Because the writ here is taken from a proceeding where the parties to this dispute had notice, and were present, and had the opportunity to give testimony and evidence, cross-examine the opposition and promptly received the decisions of the arbitrator, the arbitration should be considered a judicial function for purposes of procedure. Unlike the zoning cases, or a determination by an administrative body where the party may not have fully participated in the underlying action, the PUD was fully apprised of all it needed to know to make a timely appeal. Laches is a doctrine of equity. Equity evolved from “the power residing in the King’s grace to give exceptional relief to petitioners as occasion demanded.....” Robert Wyness Millar, Civil Procedure of the Trial Court in Historical Perspective 24 (1952). No exceptional relief was called for in this case to invoke a doctrine of equity.

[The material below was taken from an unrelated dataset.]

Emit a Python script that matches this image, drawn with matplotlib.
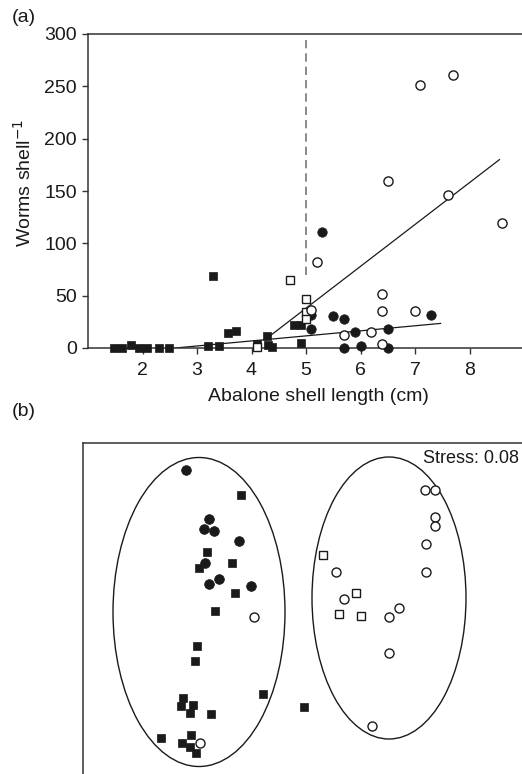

In writing on the need for reform in civil procedure a senior United States circuit court judge stated: “These two aims — d[i]spatch and simplicity — are of incalculable value in our judicial system, and for this reason: the pulse of modern life in every avenue beats at a fast pace and cannot be held back by obsolete forms that tend to confuse and delay it.” Martin T. Mantón, Foreword to 1 James Wm. Moore & Joseph Friedman, Moore’s Federal Practice: A Treatise on the Federal Rules of Civil Procedure, iii (1938). Certainly the intervening 62 years have only reinforced *854that observation. I would affirm the Court of Appeals and remand for dismissal of the writ of certiorari.

Clark County Pub. Util. Dist. No. 1 v. Wilkinson, 93 Wn. App. 350, 967 P.2d 1270 (1998).